Take the listing from its first line through the line that contains "1, 0, 0, 1, -1];" and please retype those lines exactly, leaving out the pictures.

◆ ◆ ◆ ◆ ◆ ◆ ◆

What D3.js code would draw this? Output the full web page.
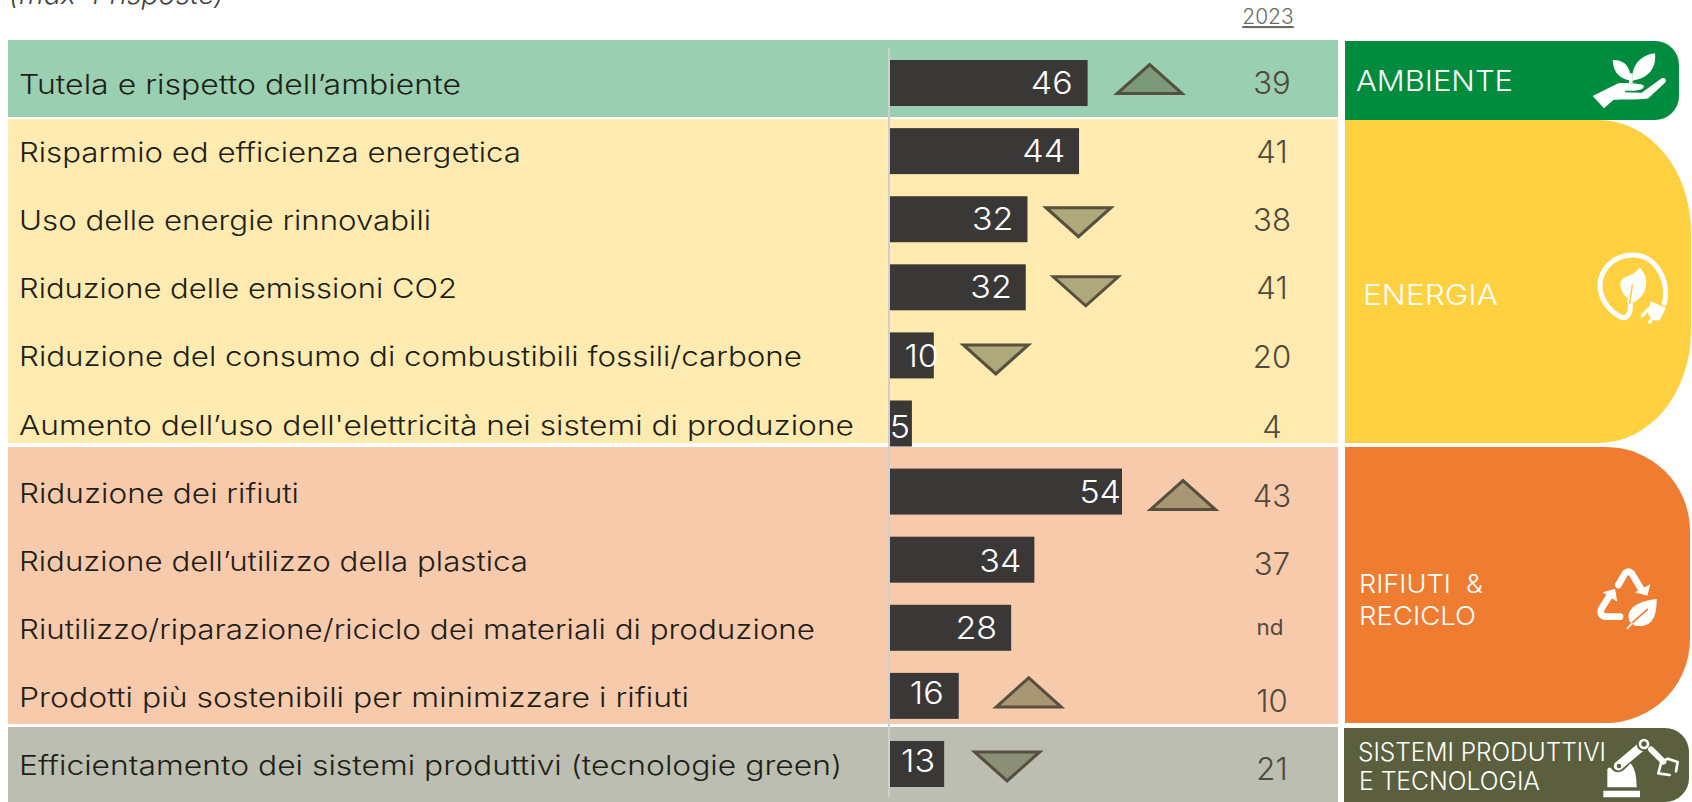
<!DOCTYPE html>
<html>
<head>
<meta charset="utf-8">
<script src="https://cdnjs.cloudflare.com/ajax/libs/d3/7.8.5/d3.min.js"></script>
<style>
  html, body { margin: 0; background: #fff; overflow: hidden; }
  text { font-family: Inter, "Open Sans", sans-serif; }
</style>
</head>
<body>
<div id="chart"></div>
<script>
const categories = [
  "Tutela e rispetto dell’ambiente",
  "Risparmio ed efficienza energetica",
  "Uso delle energie rinnovabili",
  "Riduzione delle emissioni CO2",
  "Riduzione del consumo di combustibili fossili/carbone",
  "Aumento dell’uso dell'elettricità nei sistemi di produzione",
  "Riduzione dei rifiuti",
  "Riduzione dell’utilizzo della plastica",
  "Riutilizzo/riparazione/riciclo dei materiali di produzione",
  "Prodotti più sostenibili per minimizzare i rifiuti",
  "Efficientamento dei sistemi produttivi (tecnologie green)",
];
const values2024 = [46, 44, 32, 31.6, 10.2, 5.1, 54, 33.6, 28.2, 16, 12.6];
const labels2024 = ["46", "44", "32", "32", "10", "5", "54", "34", "28", "16", "13"];
const labels2023 = ["39", "41", "38", "41", "20", "4", "43", "37", "nd", "10", "21"];
const trends = [1, 0, -1, -1, -1, 0, 1, 0, 0, 1, -1];

const sectionOf = [0, 1, 1, 1, 1, 1, 2, 2, 2, 2, 3];
const bandColors = ["#9ad0b1", "#ffebb0", "#f8caac", "#bbbeb0"];
const panelColors = ["#008c3e", "#ffd140", "#ee7d31", "#5b5f3d"];
const triangleColors = ["#7a9a7a", "#aea87a", "#a99673", "#8a8f78"];

const width = 1692, height = 802;
const svg = d3.select("#chart").append("svg").attr("width", width).attr("height", height);

// rows and bars
const y = d3.scaleBand().domain(categories).range([49, 798]).paddingInner(0.3245).paddingOuter(0.162);
const x = d3.scaleLinear().domain([0, 54]).range([890, 1122]);
const rowMid = (i) => y(categories[i]) + y.bandwidth() / 2;

// nudges to sit the labels and triangles where the original has them.
// Montserrat isn't available so text gets stretched to the original's widths
const labelWidths = [442, 502, 412, 438, 783, 835, 280, 509, 796, 670, 823];
const valueInset = [15, 14, 14, 14, -5, 2, 1, 13, 14, 15, 9];
const valueDrop = [11, 11, 11, 11, 12, 14, 11, 12, 11, 8, 8];
const prevDrop = [11, 12, 12, 12, 13, 14, 15, 15, 7, 16, 16];
const triangleGap = [62, 0, 51, 60, 62, 0, 61, 0, 0, 70, 63];
const triangleShift = [-4, 0, 3, 4, 4, 0, 3.5, 0, 0, -3.5, 2.5];

const bands = [[40, 117], [119, 443], [447, 724], [727, 802]];
svg.append("g").selectAll("rect").data(bands).join("rect")
  .attr("x", 8).attr("width", 1330)
  .attr("y", (d) => d[0])
  .attr("height", (d) => d[1] - d[0])
  .attr("fill", (d, i) => bandColors[i]);

// right hand panels, only the right corners are rounded
const panelPath = (x0, x1, y0, y1, rx, ry) =>
  `M${x0},${y0}H${x1 - rx}A${rx},${ry} 0 0 1 ${x1},${y0 + ry}V${y1 - ry}A${rx},${ry} 0 0 1 ${x1 - rx},${y1}H${x0}Z`;

const panels = [
  [1345, 1679, 41, 120, 24, 24],
  [1345, 1691, 120, 443, 92, 112],
  [1345, 1690, 447, 723, 84, 84],
  [1344, 1689, 728, 802, 24, 24],
];
svg.append("g").selectAll("path").data(panels).join("path")
  .attr("d", (d) => panelPath(...d))
  .attr("fill", (d, i) => panelColors[i]);

// row labels
svg.append("g").selectAll("text").data(categories).join("text")
  .attr("x", 19)
  .attr("y", (d, i) => rowMid(i) + 11)
  .attr("font-size", 27.5)
  .attr("font-weight", 300)
  .attr("fill", "#1f1f1a")
  .attr("textLength", (d, i) => labelWidths[i])
  .attr("lengthAdjust", "spacingAndGlyphs")
  .text((d) => d);

// bars
svg.append("g").selectAll("rect").data(values2024).join("rect")
  .attr("x", x(0))
  .attr("y", (d, i) => y(categories[i]))
  .attr("width", (d) => x(d) - x(0))
  .attr("height", y.bandwidth())
  .attr("fill", "#3a3837");

// axis line on top of the bars
svg.append("line")
  .attr("x1", 889).attr("x2", 889)
  .attr("y1", 48).attr("y2", 797)
  .attr("stroke", "#cfcfcf").attr("stroke-width", 2);

const stretchDigits = (k) => (sel) =>
  sel.attr("textLength", function () { return this.getComputedTextLength() * k; })
    .attr("lengthAdjust", "spacingAndGlyphs");

svg.append("g").selectAll("text").data(labels2024).join("text")
  .attr("x", (d, i) => x(values2024[i]) - valueInset[i])
  .attr("y", (d, i) => rowMid(i) + valueDrop[i])
  .attr("text-anchor", "end")
  .attr("font-size", 31.5)
  .attr("font-weight", 300)
  .attr("fill", "#fff")
  .text((d) => d)
  .call(stretchDigits(1.08));

// trend triangles
const triangle = d3.line();
svg.append("g").selectAll("path")
  .data(trends.map((t, i) => ({ t, i })).filter((d) => d.t !== 0))
  .join("path")
  .attr("d", (d) => {
    const cx = x(values2024[d.i]) + triangleGap[d.i];
    const cy = rowMid(d.i) + triangleShift[d.i];
    return triangle([[cx - 32.5, cy + d.t * 14.5], [cx + 32.5, cy + d.t * 14.5], [cx, cy - d.t * 14.5]]) + "Z";
  })
  .attr("fill", (d) => triangleColors[sectionOf[d.i]])
  .attr("stroke", "#574f3f")
  .attr("stroke-width", 3);

// 2023 column
svg.append("g").selectAll("text").data(labels2023).join("text")
  .attr("x", (d) => (d === "nd" ? 1270 : 1272))
  .attr("y", (d, i) => rowMid(i) + prevDrop[i])
  .attr("text-anchor", "middle")
  .attr("font-size", (d) => (d === "nd" ? 22 : 30.5))
  .attr("font-weight", (d) => (d === "nd" ? 400 : 300))
  .attr("fill", "#50493d")
  .text((d) => d)
  .call(stretchDigits(1.02));

// header bits
svg.append("text").attr("x", 1268).attr("y", 24).attr("text-anchor", "middle")
  .attr("font-size", 21).attr("font-weight", 300).attr("fill", "#6a6a5f")
  .attr("text-decoration", "underline").text("2023");
svg.append("text").attr("x", 9).attr("y", 4)
  .attr("font-size", 27).attr("font-weight", 300).attr("font-style", "italic")
  .attr("fill", "#444")
  .attr("textLength", 215).attr("lengthAdjust", "spacingAndGlyphs")
  .text("(max 4 risposte)");

// panel titles: text, x, baseline, size, width
const panelTitles = [
  ["AMBIENTE", 1356, 91, 29, 157],
  ["ENERGIA", 1363, 305, 29, 135],
  ["RIFIUTI  &", 1359, 593, 26, 124],
  ["RECICLO", 1359, 625, 26, 117],
  ["SISTEMI PRODUTTIVI", 1358, 761, 25, 248],
  ["E TECNOLOGIA", 1359, 790, 25, 181],
];
svg.append("g").selectAll("text").data(panelTitles).join("text")
  .attr("x", (d) => d[1]).attr("y", (d) => d[2])
  .attr("font-size", (d) => d[3])
  .attr("font-weight", 350)
  .attr("fill", "#fff")
  .attr("textLength", (d) => d[4])
  .attr("lengthAdjust", "spacingAndGlyphs")
  .style("white-space", "pre")
  .text((d) => d[0]);

// icons, traced at 3x from the original so each group is scaled back by 1/3
const W = "#fff";
const icons = [
  { at: [1580, 40], parts: [
    { d: "M98,60C130,60 152,75 152,122C120,116 100,100 98,60Z", fill: W },
    { d: "M225,40C230,85 205,115 158,122C152,80 180,45 225,40Z", fill: W },
    { d: "M147,100H158V130H147Z", fill: W },
    { d: "M38,168L115,130C125,127 180,130 190,135C195,145 185,155 135,152L135,157L185,158L245,115C255,110 262,120 255,128L205,175C195,180 110,178 100,180L72,205Z", fill: W },
  ] },
  { at: [1580, 240], parts: [
    { d: "M253,190C270,120 225,45 160,45C95,45 60,95 60,135C60,180 90,215 125,232C145,238 155,215 150,180", stroke: W, sw: 15 },
    { d: "M178,82C210,110 205,165 162,187C125,170 110,130 130,115C150,105 170,100 178,82Z", fill: W },
    { d: "M157,135L149,190", stroke: panelColors[1], sw: 5 },
    { d: "M212,184L258,203L241,238C225,248 205,235 204,212Z", fill: W },
    { d: "M205,208L187,227M224,228L209,246", stroke: W, sw: 10 },
  ] },
  { at: [1590, 555], parts: [
    { d: "M85,90L105,55Q115,45 125,55L155,105", stroke: W, sw: 20 },
    { d: "M181,88L172,122L135,112Z", fill: W },
    { d: "M90,185L50,185Q25,185 35,160L57,125", stroke: W, sw: 20 },
    { d: "M38,112L75,102L82,140Z", fill: W },
    { d: "M200,132C200,180 190,215 145,213C135,215 125,205 120,200C105,170 130,140 200,132Z", fill: W },
    { d: "M125,205L172,163", stroke: panelColors[2], sw: 5 },
    { d: "M112,220L126,205", stroke: W, sw: 5 },
  ] },
  { at: [1595, 730], parts: [
    { d: "M25,182H135V202H25Z", fill: W },
    { d: "M37,172V118Q42,105 55,122Q75,135 95,112L107,100Q125,120 125,172Z", fill: W },
    { d: "M70,108L145,45", stroke: W, sw: 27 },
    { d: "M72,108m-7,0a7,7 0 1 0 14,0a7,7 0 1 0 -14,0Z", fill: panelColors[3] },
    { d: "M147,42m-19,0a19,19 0 1 0 38,0a19,19 0 1 0 -38,0Z", fill: W, outline: panelColors[3] },
    { d: "M147,42m-8,0a8,8 0 1 0 16,0a8,8 0 1 0 -16,0Z", fill: panelColors[3] },
    { d: "M168,58L205,95", stroke: W, sw: 18 },
    { d: "M198,98L218,86L248,96L243,124", stroke: W, sw: 8 },
    { d: "M198,100L190,130L224,135", stroke: W, sw: 8 },
  ] },
];

const iconGroups = svg.append("g").selectAll("g").data(icons).join("g")
  .attr("transform", (d) => `translate(${d.at[0]},${d.at[1]}) scale(${1 / 3})`);
iconGroups.selectAll("path").data((d) => d.parts).join("path")
  .attr("d", (d) => d.d)
  .attr("fill", (d) => d.fill || "none")
  .attr("stroke", (d) => d.stroke || d.outline || "none")
  .attr("stroke-width", (d) => d.sw || (d.outline ? 6 : 0))
  .attr("stroke-linecap", "round")
  .attr("stroke-linejoin", "round");
</script>
</body>
</html>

◆ ◆ ◆ ◆ ◆ ◆ ◆

__Solution for this exercise__
What D3.js code would draw this? Output the full web page.
<!DOCTYPE html>
<html>
<head>
<meta charset="utf-8">
<script src="https://cdnjs.cloudflare.com/ajax/libs/d3/7.8.5/d3.min.js"></script>
<style>
  html, body { margin: 0; background: #fff; overflow: hidden; }
  text { font-family: Inter, "Open Sans", sans-serif; }
</style>
</head>
<body>
<div id="chart"></div>
<script>
const categories = [
  "Tutela e rispetto dell’ambiente",
  "Risparmio ed efficienza energetica",
  "Uso delle energie rinnovabili",
  "Riduzione delle emissioni CO2",
  "Riduzione del consumo di combustibili fossili/carbone",
  "Aumento dell’uso dell'elettricità nei sistemi di produzione",
  "Riduzione dei rifiuti",
  "Riduzione dell’utilizzo della plastica",
  "Riutilizzo/riparazione/riciclo dei materiali di produzione",
  "Prodotti più sostenibili per minimizzare i rifiuti",
  "Efficientamento dei sistemi produttivi (tecnologie green)",
];
const values2024 = [46, 44, 32, 31.6, 10.2, 5.1, 54, 33.6, 28.2, 16, 12.6];
const labels2024 = ["46", "44", "32", "32", "10", "5", "54", "34", "28", "16", "13"];
const labels2023 = ["39", "41", "38", "41", "20", "4", "43", "37", "nd", "10", "21"];
const trends = [1, 0, -1, -1, -1, 0, 1, 0, 0, 1, -1];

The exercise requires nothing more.